October 20, 2006 by Colin

We can imagine plenty of rational reasons why governments shouldn’t blog. There are far fewer good reasons. Especially if the bureaucracy serves a largely retail function:

  • plenty of personal contact with citizens, customers or clients;
  • a relatively flexible and responsive organization;
  • little if any policy-making authority;
  • direct effect on people’s lives

In practical terms, this means the government organization:

  • speaks to humans on a regular basis
  • can turn around a question or a comment in hours, not days
  • does not interpret information, only provides it
  • works in fast-moving crisis, health or consumer communications

We can all recognize a personality type in these points: attentive, responsive and committed.

This sort of organization is already used to receiving a number of different requests for information, filtering multiple streams of information, and clearly defining how it is involved in the situation.

In most cases, it has already installed a case management system and has developed a database of frequently asked questions. When it comes to public enquiries, the organization has already fine-tuned its response process (and shortened the approval chain) and can respond quickly and confidently.

Ideally, the organization is also used to speaking openly about its function, the details of its work and the limitations of its authority. If you stop to think, you can identify several government organizations who work this way, in areas like public health, consumer products, financial oversight or accident investigation.
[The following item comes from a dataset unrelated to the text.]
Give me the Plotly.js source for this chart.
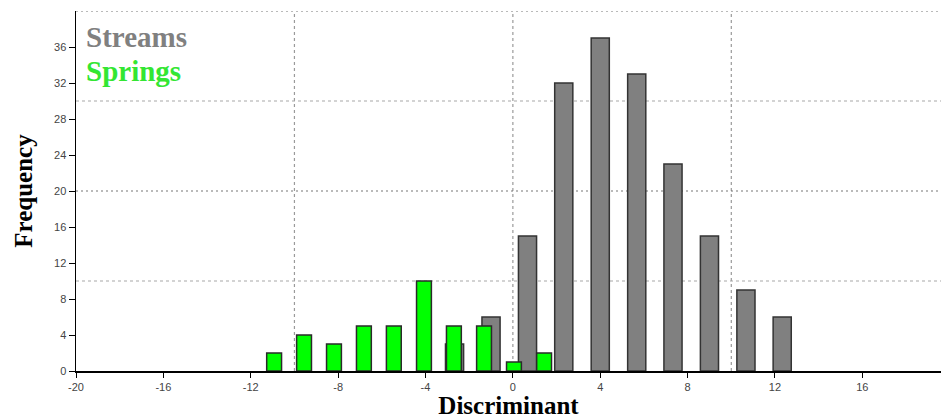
<!DOCTYPE html>
<html>
<head>
<meta charset="utf-8">
<script src="https://cdn.plot.ly/plotly-3.0.1.min.js"></script>
<style>html,body{margin:0;padding:0;background:#fff;}#chart{width:941px;height:419px;}</style>
</head>
<body>
<div id="chart"></div>
<script>
// Streams histogram (bin centres and counts)
const streamCenters = [-2.67, -1.0, 0.67, 2.33, 4.0, 5.67, 7.33, 9.0, 10.67, 12.33];
const streamCounts  = [3, 6, 15, 32, 37, 33, 23, 15, 9, 6];
// Springs histogram
const springCenters = [-10.93, -9.56, -8.19, -6.82, -5.45, -4.07, -2.7, -1.32, 0.05, 1.43];
const springCounts  = [2, 4, 3, 5, 5, 10, 5, 5, 1, 2];
const seriesNames = ["Streams", "Springs"];
const xTicks = [-20, -16, -12, -8, -4, 0, 4, 8, 12, 16];
const yTicks = [0, 4, 8, 12, 16, 20, 24, 28, 32, 36];
const xGrid = [-10, 0, 10];
const yGrid = [10, 20, 30, 40];

const traces = [
  {type: 'bar', name: seriesNames[0], x: streamCenters, y: streamCounts, width: 0.83,
   marker: {color: '#808080', line: {color: '#333333', width: 1.5}}},
  {type: 'bar', name: seriesNames[1], x: springCenters, y: springCounts, width: 0.68,
   marker: {color: '#00ff00', line: {color: '#2a2a2a', width: 1.5}}}
];

const shapes = [];
xGrid.forEach(v => shapes.push({type: 'line', layer: 'below', xref: 'x', yref: 'y', x0: v, x1: v, y0: 0, y1: 40,
  line: {color: '#9a9a9a', width: 1.2, dash: 'dot'}}));
yGrid.forEach(v => shapes.push({type: 'line', layer: 'below', xref: 'x', yref: 'y', x0: -20, x1: 19.6, y0: v, y1: v,
  line: {color: (v % 20 === 0) ? '#777777' : '#a8a8a8', width: 1.2, dash: (v % 20 === 0) ? '2px,3px' : 'dot'}}));

const layout = {
  width: 941, height: 419,
  margin: {l: 76, r: 0, t: 11, b: 48},
  paper_bgcolor: '#ffffff', plot_bgcolor: '#ffffff',
  barmode: 'overlay',
  showlegend: false,
  xaxis: {
    range: [-20, 19.6], tickvals: xTicks, ticktext: xTicks.map(String),
    showgrid: false, zeroline: false,
    showline: true, linecolor: '#000', linewidth: 1.5,
    ticks: 'outside', ticklen: 5, tickcolor: '#000', tickwidth: 1,
    tickfont: {family: 'Liberation Sans, Arial, sans-serif', size: 11, color: '#444'},
    title: {text: 'Discriminant', standoff: 9,
      font: {family: 'Liberation Serif, Times New Roman, serif', size: 25, color: '#000', weight: 'bold'}}
  },
  yaxis: {
    range: [0, 40], tickvals: yTicks, ticktext: yTicks.map(String),
    showgrid: false, zeroline: false,
    showline: true, linecolor: '#000', linewidth: 1.5,
    ticks: 'outside', ticklen: 6, tickcolor: '#000', tickwidth: 1,
    tickfont: {family: 'Liberation Sans, Arial, sans-serif', size: 11, color: '#444'},
    title: {text: 'Frequency', standoff: 14,
      font: {family: 'Liberation Serif, Times New Roman, serif', size: 25, color: '#000', weight: 'bold'}}
  },
  shapes: shapes,
  annotations: [
    {xref: 'paper', yref: 'paper', x: 0.009, y: 0.979, xanchor: 'left', yanchor: 'top', showarrow: false,
     text: '<b>' + seriesNames[0] + '</b>', font: {family: 'Liberation Serif, Times New Roman, serif', size: 29, color: '#808080'}},
    {xref: 'paper', yref: 'paper', x: 0.009, y: 0.882, xanchor: 'left', yanchor: 'top', showarrow: false,
     text: '<b>' + seriesNames[1] + '</b>', font: {family: 'Liberation Serif, Times New Roman, serif', size: 29, color: '#33e633'}}
  ]
};

Plotly.newPlot('chart', traces, layout, {displayModeBar: false, staticPlot: true});
</script>
</body>
</html>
Although hampered by the usual inability to communicate in plain english, you can also count government scientists and researchers as possible contributors to a more specialized government blog. (They do all sorts of interesting things – like destroying cars on video (episode 58))

The trick, of course, is that most government organizations have a particular interpretation of retail service: help yourself, find the cash register, we don’t take credit and we’ll need to check your bag.
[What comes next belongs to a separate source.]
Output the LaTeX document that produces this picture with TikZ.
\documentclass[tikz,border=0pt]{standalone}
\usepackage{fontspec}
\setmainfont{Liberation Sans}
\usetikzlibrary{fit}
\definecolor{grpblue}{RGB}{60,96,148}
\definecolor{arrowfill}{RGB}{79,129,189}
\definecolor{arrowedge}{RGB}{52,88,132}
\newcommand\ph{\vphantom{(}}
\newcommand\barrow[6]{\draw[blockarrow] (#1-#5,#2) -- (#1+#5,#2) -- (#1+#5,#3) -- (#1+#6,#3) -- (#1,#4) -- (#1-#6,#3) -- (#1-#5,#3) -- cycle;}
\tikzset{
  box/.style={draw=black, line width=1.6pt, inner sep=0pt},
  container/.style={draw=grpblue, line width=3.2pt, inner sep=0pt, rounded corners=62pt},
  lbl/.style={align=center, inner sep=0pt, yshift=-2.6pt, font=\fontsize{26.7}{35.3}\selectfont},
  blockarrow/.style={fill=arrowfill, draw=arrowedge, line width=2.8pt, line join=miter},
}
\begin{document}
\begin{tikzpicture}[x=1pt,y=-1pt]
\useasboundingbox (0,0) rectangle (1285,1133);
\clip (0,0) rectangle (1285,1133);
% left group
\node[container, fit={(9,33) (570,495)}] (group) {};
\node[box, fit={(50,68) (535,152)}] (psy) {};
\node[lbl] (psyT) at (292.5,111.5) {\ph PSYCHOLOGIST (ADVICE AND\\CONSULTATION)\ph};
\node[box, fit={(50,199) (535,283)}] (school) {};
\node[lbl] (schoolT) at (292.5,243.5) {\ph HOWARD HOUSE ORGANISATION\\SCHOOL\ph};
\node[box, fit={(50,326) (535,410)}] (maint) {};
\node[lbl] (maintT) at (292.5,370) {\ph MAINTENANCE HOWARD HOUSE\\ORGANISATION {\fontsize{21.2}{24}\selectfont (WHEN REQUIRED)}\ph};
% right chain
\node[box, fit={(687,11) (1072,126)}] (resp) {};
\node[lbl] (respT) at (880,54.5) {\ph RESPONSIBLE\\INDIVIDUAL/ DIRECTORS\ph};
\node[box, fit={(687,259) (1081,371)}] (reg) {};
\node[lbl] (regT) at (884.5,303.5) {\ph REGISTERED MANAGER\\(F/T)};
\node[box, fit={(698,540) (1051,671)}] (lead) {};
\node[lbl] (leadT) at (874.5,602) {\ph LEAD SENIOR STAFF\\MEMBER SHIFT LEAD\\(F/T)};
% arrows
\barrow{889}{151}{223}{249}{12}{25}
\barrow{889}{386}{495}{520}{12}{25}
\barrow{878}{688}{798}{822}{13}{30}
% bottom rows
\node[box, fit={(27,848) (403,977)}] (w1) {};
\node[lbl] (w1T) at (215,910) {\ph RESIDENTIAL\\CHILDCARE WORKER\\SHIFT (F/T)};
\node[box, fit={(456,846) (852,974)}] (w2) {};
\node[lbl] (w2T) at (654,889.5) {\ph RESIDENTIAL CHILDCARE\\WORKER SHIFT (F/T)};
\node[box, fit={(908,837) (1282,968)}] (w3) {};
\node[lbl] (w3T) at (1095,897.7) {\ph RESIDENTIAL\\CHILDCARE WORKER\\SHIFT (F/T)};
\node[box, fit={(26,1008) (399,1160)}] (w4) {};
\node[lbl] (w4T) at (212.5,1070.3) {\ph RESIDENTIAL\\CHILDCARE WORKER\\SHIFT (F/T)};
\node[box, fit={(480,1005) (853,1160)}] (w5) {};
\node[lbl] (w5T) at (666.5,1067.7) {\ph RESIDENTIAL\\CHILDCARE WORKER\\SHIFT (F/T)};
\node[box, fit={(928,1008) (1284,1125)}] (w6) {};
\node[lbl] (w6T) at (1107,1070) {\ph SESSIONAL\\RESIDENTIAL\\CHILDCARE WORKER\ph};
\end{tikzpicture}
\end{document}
The bureaucracies ready to blog right now have already worked through their significant information bottlenecks, have instilled a sense of customer service in their workforce and know the benefits and limitations of their work thoroughly.

THAT’s the sweet spot for government blogging in the short term.


5 comments »

  1. Colin, This is excellent. Keep thinking through and developing these thoughts. They are really needed at this point in time. We will find purchase for them in November. I would like to take whatever you can work up in this thread and highlight it at the conference, possibly reposting. We’ll talk.

  2. Colin,
    An outstanding post!
    And can you name any federal government departments or agencies who satisfy you criteria as blog ready?

  3. Colin McKay says:

    Well, Joe, I’d have to qualify any comments by saying the organization has to have the internal will and organizational confidence to blog – not to mention a well-thought out blogging plan.

    Any organization that routinely issues public information – health or safety issues for example – has a head start.

  4. Great post! Blogging in the public sector (meaning government in this case) is def. growing. This is part of my professional job….so I appreciate the post.